Não quero crer que se possa de novo insistir num erro que já foi cometido há bastantes anos, quase logo reconhecido como tal e por isso corrigido, visto não ser já o nosso um país do chamado terceiro mundo, onde certos modelos ainda permanecem por diversos motivos.
Tendo sido mais recentemente cometido outro erro flagrante, ao juntar numa mesma organização arquivos e bibliotecas (tentando reduzir estas à sua antiga função de carácter custodial), sob o pretexto, aliás desadequado e até falso, de seguir o modelo do outro lado da fronteira, iria agora colocar-se o acento tónico talvez nas coleções, quando a biblioteca pública dos nossos dias procura construir comunidades e servi-las cada vez melhor, em todos os aspetos e momentos da sua vida.
Talvez assim se poupassem alguns euros em certas despesas que certamente nos iriam depois sair muito mais caro, como já aqui avancei, por falta de visão e de estratégia…
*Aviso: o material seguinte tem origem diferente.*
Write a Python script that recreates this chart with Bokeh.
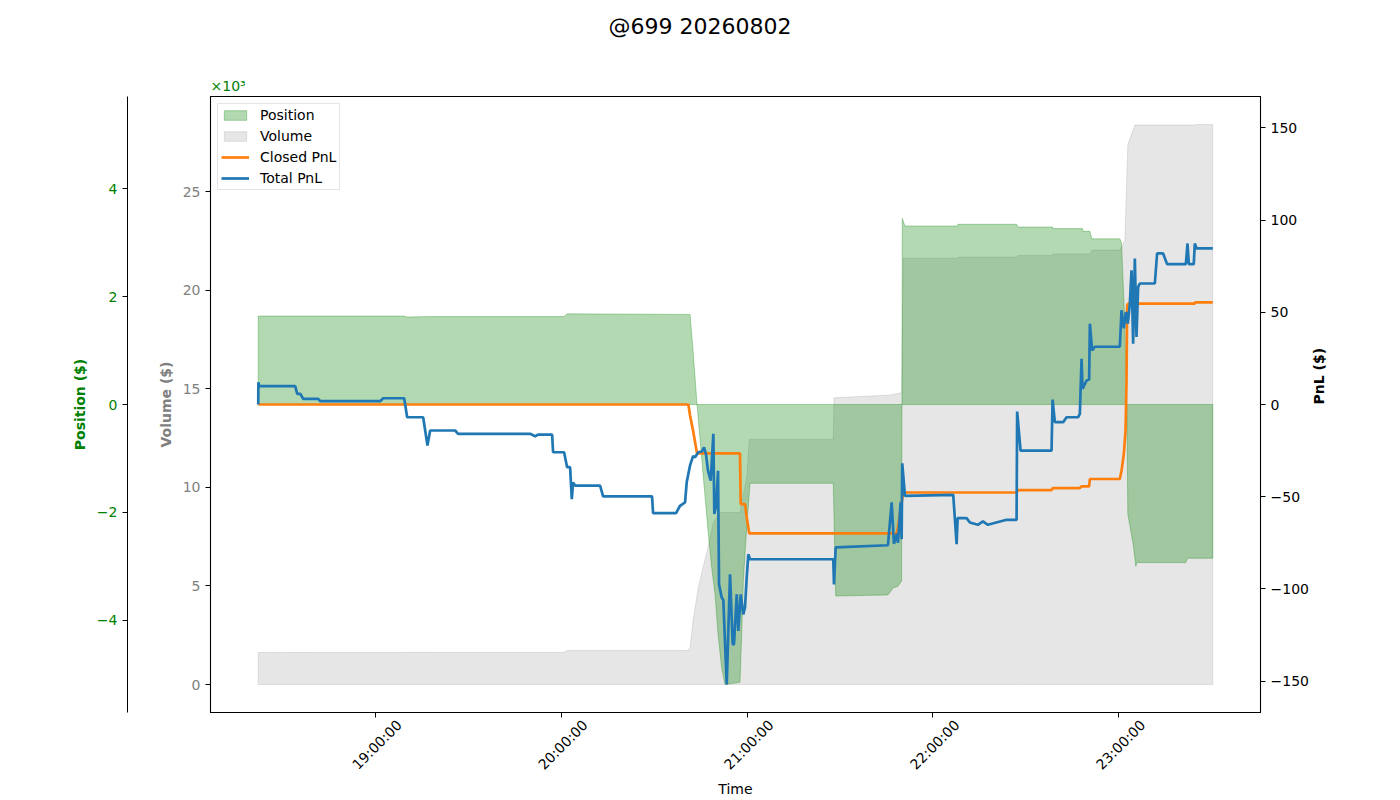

Ouvimos algumas vozes sugerindo que as transformações tecnológicas tornaram obsoletas as bibliotecas públicas, e na verdade todas as bibliotecas, vaticinando que o seu fim é uma questão de tempo. Como responde a estes augúrios? Podem as bibliotecas adaptar-se a estes novos tempos?
Todas as bibliotecas, sob a responsabilidade de bons profissionais – e não de comissários políticos – aspiram e tentam já, como é seu dever e interesse, adaptar-se aos novos tempos, procurando ultrapassar dificuldades contra ventos e marés, auscultando de muitas formas as necessidades e interesses dos seus públicos, operando por vezes “milagres” com os recursos que lhes são postos à disposição, quais ilhas de refúgio numa sociedade consumista e desumanizada. Usam de criatividade ilimitada, de respeito por princípios, de inventiva e entusiasmo profissionais, que as tornam credoras da admiração dos mais atentos, pelo menos. Não podem temer o confronto com as novas e quase omnipresentes redes de informação que justamente elas estão aptas a filtrar, organizar e credibilizar – e já hoje mesmo a produzir – sobretudo quando lhes é possível utilizar as tecnologias já disponíveis. Mas são também a ágora, o “third place”, ou mais simplesmente a praça da comunidade, a que todos podem aceder, para conviver e debater ideias e problemas, livres enfim para se socializar…
Sabemos que não são tarefas fáceis e nem sempre entendidas como necessárias, pelo que por vezes levam anos a impor-se, contrariamente à vertigem da nossa atualidade. A constituição de redes de vários tipos, com novos meios e objetivos, é hoje cada vez mais indispensável, facilitando assim a cooperação: a união faz a força, e essa é uma já velha máxima!
Não queria terminar, porém, a nossa conversa, sem dar o exemplo de uma contrariedade que senti como pessoal, mas que teve graves repercussões em termos do Programa de que aqui hoje falámos. Aludiu no início ao Relatório de 1996, que teve o valioso e insuspeito contributo de individualidades com quem eu não trabalhava diretamente, e que reuni para proceder a uma avaliação que me era pedida, mas cujas observações/ recomendações não foram minimamente seguidas pelo ministro de então, que a solicitara! Para fazer face ao desenvolvimento tecnológico, que todos sempre reconhecemos como muito incipiente no projeto e até a sua maior falha apesar das várias tentativas , não foi porém acolhida a proposta de aplicar parte do envelope financeiro disponível, não já na obra de construção, equipamento, etc., mas na aquisição e desenvolvimento de tecnologia, de que as bibliotecas tanto carecem ainda hoje e que de facto facilitaria a criação ou aperfeiçoamento da rede. Sabe-se, aliás, e não só neste caso, o custo de certas decisões… ou indecisões políticas, de que depois todos vimos a sofrer irremediavelmente!